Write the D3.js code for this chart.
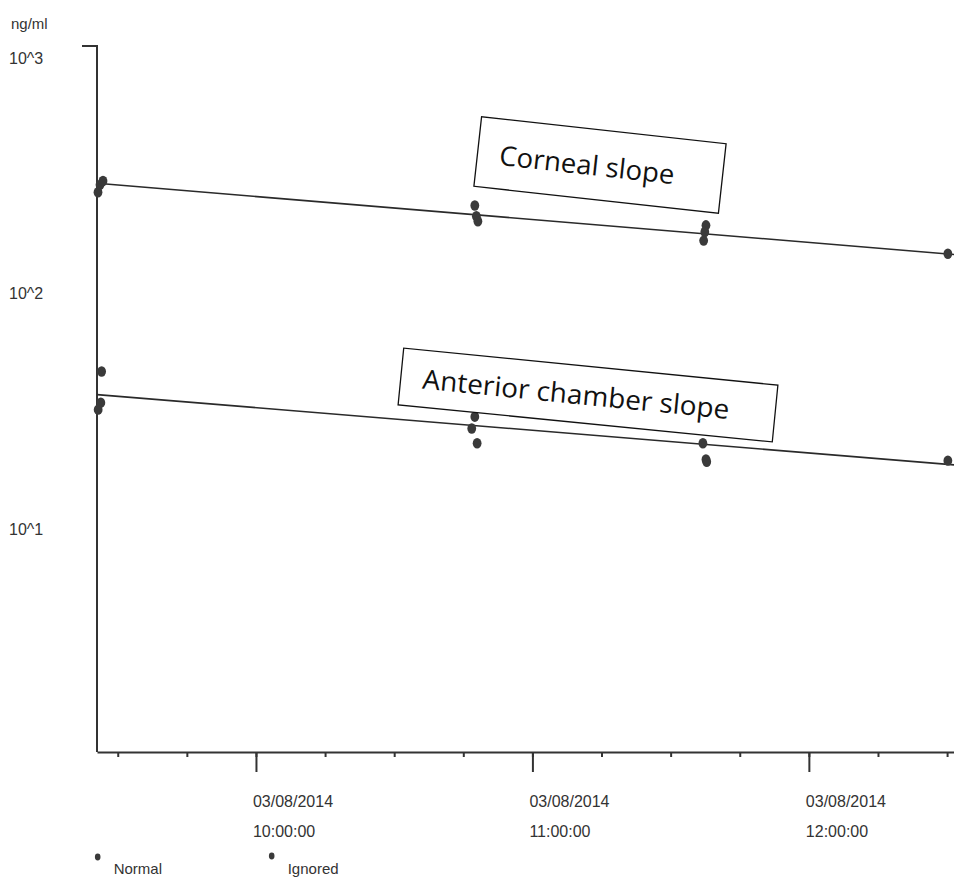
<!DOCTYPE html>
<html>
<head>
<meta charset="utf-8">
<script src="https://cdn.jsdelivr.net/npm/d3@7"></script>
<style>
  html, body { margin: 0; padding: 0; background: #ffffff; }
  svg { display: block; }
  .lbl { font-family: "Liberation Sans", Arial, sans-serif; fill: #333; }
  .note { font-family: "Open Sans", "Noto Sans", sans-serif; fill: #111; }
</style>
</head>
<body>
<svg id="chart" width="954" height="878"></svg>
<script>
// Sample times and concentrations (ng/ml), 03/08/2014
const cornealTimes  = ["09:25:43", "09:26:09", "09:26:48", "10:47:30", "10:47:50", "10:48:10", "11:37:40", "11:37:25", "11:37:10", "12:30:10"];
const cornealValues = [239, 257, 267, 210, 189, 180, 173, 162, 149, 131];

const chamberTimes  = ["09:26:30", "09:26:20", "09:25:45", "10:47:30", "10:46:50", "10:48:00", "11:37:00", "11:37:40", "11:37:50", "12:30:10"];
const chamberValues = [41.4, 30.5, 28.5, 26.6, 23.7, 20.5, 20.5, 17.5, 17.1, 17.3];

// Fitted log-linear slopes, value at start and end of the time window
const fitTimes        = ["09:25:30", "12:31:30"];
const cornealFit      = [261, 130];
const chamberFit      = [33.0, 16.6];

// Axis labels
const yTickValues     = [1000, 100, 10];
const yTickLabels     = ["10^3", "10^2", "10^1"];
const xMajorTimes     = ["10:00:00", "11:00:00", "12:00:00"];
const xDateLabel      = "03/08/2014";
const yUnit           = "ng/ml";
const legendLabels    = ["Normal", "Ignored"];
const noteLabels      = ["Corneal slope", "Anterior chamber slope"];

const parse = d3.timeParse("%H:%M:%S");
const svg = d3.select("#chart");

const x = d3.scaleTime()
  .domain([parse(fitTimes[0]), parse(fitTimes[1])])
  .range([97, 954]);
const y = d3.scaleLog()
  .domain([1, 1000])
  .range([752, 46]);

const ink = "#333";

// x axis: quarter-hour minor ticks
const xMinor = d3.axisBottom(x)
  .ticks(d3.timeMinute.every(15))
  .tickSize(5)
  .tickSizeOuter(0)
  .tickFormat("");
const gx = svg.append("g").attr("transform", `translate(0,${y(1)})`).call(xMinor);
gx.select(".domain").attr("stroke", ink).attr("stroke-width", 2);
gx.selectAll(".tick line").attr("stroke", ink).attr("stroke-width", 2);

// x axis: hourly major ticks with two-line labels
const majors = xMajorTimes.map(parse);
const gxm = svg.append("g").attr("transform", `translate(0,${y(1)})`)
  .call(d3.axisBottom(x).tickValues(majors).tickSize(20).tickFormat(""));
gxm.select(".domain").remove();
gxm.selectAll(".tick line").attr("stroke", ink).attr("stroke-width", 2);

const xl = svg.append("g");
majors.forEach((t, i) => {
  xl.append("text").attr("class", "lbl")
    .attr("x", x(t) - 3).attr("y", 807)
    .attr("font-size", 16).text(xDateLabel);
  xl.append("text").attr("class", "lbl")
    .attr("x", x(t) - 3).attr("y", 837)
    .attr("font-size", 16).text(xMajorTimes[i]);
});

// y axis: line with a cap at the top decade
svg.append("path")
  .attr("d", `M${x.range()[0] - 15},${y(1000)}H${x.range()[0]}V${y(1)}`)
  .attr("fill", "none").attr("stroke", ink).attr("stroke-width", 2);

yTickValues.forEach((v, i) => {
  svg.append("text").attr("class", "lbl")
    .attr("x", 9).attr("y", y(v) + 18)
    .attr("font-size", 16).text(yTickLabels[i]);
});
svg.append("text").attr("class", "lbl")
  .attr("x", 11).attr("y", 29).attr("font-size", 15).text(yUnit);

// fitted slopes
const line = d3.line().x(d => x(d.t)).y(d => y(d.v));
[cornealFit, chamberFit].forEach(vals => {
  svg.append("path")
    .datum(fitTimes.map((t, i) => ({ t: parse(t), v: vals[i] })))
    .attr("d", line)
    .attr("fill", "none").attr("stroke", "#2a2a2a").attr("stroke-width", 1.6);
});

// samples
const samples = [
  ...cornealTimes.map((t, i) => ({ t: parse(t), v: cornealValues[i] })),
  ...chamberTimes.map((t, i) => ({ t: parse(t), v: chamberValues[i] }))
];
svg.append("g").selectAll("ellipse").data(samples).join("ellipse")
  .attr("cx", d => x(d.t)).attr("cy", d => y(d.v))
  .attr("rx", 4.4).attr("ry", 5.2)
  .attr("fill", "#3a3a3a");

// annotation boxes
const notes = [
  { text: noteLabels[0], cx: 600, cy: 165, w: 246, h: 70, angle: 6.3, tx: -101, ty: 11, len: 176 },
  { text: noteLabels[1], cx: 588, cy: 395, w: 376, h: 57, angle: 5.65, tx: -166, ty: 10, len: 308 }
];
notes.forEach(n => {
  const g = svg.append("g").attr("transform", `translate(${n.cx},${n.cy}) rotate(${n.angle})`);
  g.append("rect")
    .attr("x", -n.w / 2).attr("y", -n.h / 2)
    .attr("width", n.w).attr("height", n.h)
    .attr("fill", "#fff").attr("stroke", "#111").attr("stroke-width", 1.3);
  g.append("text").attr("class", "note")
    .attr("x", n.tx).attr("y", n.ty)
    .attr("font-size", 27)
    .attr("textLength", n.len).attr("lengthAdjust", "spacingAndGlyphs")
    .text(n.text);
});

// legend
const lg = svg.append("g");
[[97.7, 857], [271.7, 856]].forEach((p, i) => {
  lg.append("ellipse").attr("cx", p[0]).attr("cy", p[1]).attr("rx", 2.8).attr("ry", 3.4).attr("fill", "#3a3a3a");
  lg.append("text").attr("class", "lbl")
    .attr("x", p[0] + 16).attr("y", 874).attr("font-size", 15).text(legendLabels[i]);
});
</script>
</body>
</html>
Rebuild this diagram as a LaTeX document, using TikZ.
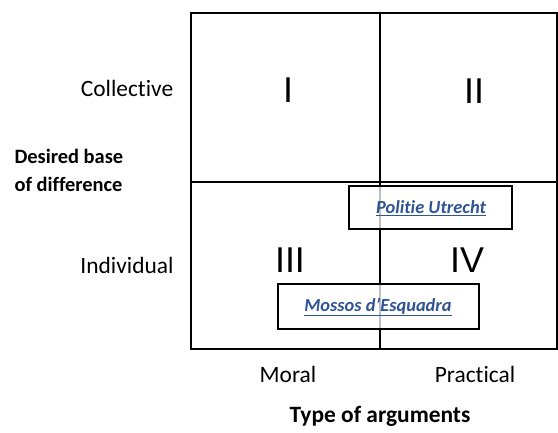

============

## WHAT TO DO
Copy out the listing exactly as it stands, but not the pictures.

## RESPONSE TO THIS TASK
Write the D3.js code for this chart.
<!DOCTYPE html>
<html>
<head>
<meta charset="utf-8">
<script src="https://cdn.jsdelivr.net/npm/d3@7"></script>
<style>
  html, body { margin: 0; padding: 0; background: #ffffff; }
  svg { display: block; }
  .lbl { font-family: "Liberation Sans", Arial, sans-serif; fill: #333; }
  .note { font-family: "Open Sans", "Noto Sans", sans-serif; fill: #111; }
</style>
</head>
<body>
<svg id="chart" width="954" height="878"></svg>
<script>
// Sample times and concentrations (ng/ml), 03/08/2014
const cornealTimes  = ["09:25:43", "09:26:09", "09:26:48", "10:47:30", "10:47:50", "10:48:10", "11:37:40", "11:37:25", "11:37:10", "12:30:10"];
const cornealValues = [239, 257, 267, 210, 189, 180, 173, 162, 149, 131];

const chamberTimes  = ["09:26:30", "09:26:20", "09:25:45", "10:47:30", "10:46:50", "10:48:00", "11:37:00", "11:37:40", "11:37:50", "12:30:10"];
const chamberValues = [41.4, 30.5, 28.5, 26.6, 23.7, 20.5, 20.5, 17.5, 17.1, 17.3];

// Fitted log-linear slopes, value at start and end of the time window
const fitTimes        = ["09:25:30", "12:31:30"];
const cornealFit      = [261, 130];
const chamberFit      = [33.0, 16.6];

// Axis labels
const yTickValues     = [1000, 100, 10];
const yTickLabels     = ["10^3", "10^2", "10^1"];
const xMajorTimes     = ["10:00:00", "11:00:00", "12:00:00"];
const xDateLabel      = "03/08/2014";
const yUnit           = "ng/ml";
const legendLabels    = ["Normal", "Ignored"];
const noteLabels      = ["Corneal slope", "Anterior chamber slope"];

const parse = d3.timeParse("%H:%M:%S");
const svg = d3.select("#chart");

const x = d3.scaleTime()
  .domain([parse(fitTimes[0]), parse(fitTimes[1])])
  .range([97, 954]);
const y = d3.scaleLog()
  .domain([1, 1000])
  .range([752, 46]);

const ink = "#333";

// x axis: quarter-hour minor ticks
const xMinor = d3.axisBottom(x)
  .ticks(d3.timeMinute.every(15))
  .tickSize(5)
  .tickSizeOuter(0)
  .tickFormat("");
const gx = svg.append("g").attr("transform", `translate(0,${y(1)})`).call(xMinor);
gx.select(".domain").attr("stroke", ink).attr("stroke-width", 2);
gx.selectAll(".tick line").attr("stroke", ink).attr("stroke-width", 2);

// x axis: hourly major ticks with two-line labels
const majors = xMajorTimes.map(parse);
const gxm = svg.append("g").attr("transform", `translate(0,${y(1)})`)
  .call(d3.axisBottom(x).tickValues(majors).tickSize(20).tickFormat(""));
gxm.select(".domain").remove();
gxm.selectAll(".tick line").attr("stroke", ink).attr("stroke-width", 2);

const xl = svg.append("g");
majors.forEach((t, i) => {
  xl.append("text").attr("class", "lbl")
    .attr("x", x(t) - 3).attr("y", 807)
    .attr("font-size", 16).text(xDateLabel);
  xl.append("text").attr("class", "lbl")
    .attr("x", x(t) - 3).attr("y", 837)
    .attr("font-size", 16).text(xMajorTimes[i]);
});

// y axis: line with a cap at the top decade
svg.append("path")
  .attr("d", `M${x.range()[0] - 15},${y(1000)}H${x.range()[0]}V${y(1)}`)
  .attr("fill", "none").attr("stroke", ink).attr("stroke-width", 2);

yTickValues.forEach((v, i) => {
  svg.append("text").attr("class", "lbl")
    .attr("x", 9).attr("y", y(v) + 18)
    .attr("font-size", 16).text(yTickLabels[i]);
});
svg.append("text").attr("class", "lbl")
  .attr("x", 11).attr("y", 29).attr("font-size", 15).text(yUnit);

// fitted slopes
const line = d3.line().x(d => x(d.t)).y(d => y(d.v));
[cornealFit, chamberFit].forEach(vals => {
  svg.append("path")
    .datum(fitTimes.map((t, i) => ({ t: parse(t), v: vals[i] })))
    .attr("d", line)
    .attr("fill", "none").attr("stroke", "#2a2a2a").attr("stroke-width", 1.6);
});

// samples
const samples = [
  ...cornealTimes.map((t, i) => ({ t: parse(t), v: cornealValues[i] })),
  ...chamberTimes.map((t, i) => ({ t: parse(t), v: chamberValues[i] }))
];
svg.append("g").selectAll("ellipse").data(samples).join("ellipse")
  .attr("cx", d => x(d.t)).attr("cy", d => y(d.v))
  .attr("rx", 4.4).attr("ry", 5.2)
  .attr("fill", "#3a3a3a");

// annotation boxes
const notes = [
  { text: noteLabels[0], cx: 600, cy: 165, w: 246, h: 70, angle: 6.3, tx: -101, ty: 11, len: 176 },
  { text: noteLabels[1], cx: 588, cy: 395, w: 376, h: 57, angle: 5.65, tx: -166, ty: 10, len: 308 }
];
notes.forEach(n => {
  const g = svg.append("g").attr("transform", `translate(${n.cx},${n.cy}) rotate(${n.angle})`);
  g.append("rect")
    .attr("x", -n.w / 2).attr("y", -n.h / 2)
    .attr("width", n.w).attr("height", n.h)
    .attr("fill", "#fff").attr("stroke", "#111").attr("stroke-width", 1.3);
  g.append("text").attr("class", "note")
    .attr("x", n.tx).attr("y", n.ty)
    .attr("font-size", 27)
    .attr("textLength", n.len).attr("lengthAdjust", "spacingAndGlyphs")
    .text(n.text);
});

// legend
const lg = svg.append("g");
[[97.7, 857], [271.7, 856]].forEach((p, i) => {
  lg.append("ellipse").attr("cx", p[0]).attr("cy", p[1]).attr("rx", 2.8).attr("ry", 3.4).attr("fill", "#3a3a3a");
  lg.append("text").attr("class", "lbl")
    .attr("x", p[0] + 16).attr("y", 874).attr("font-size", 15).text(legendLabels[i]);
});
</script>
</body>
</html>
Rebuild this diagram as a LaTeX document, using TikZ.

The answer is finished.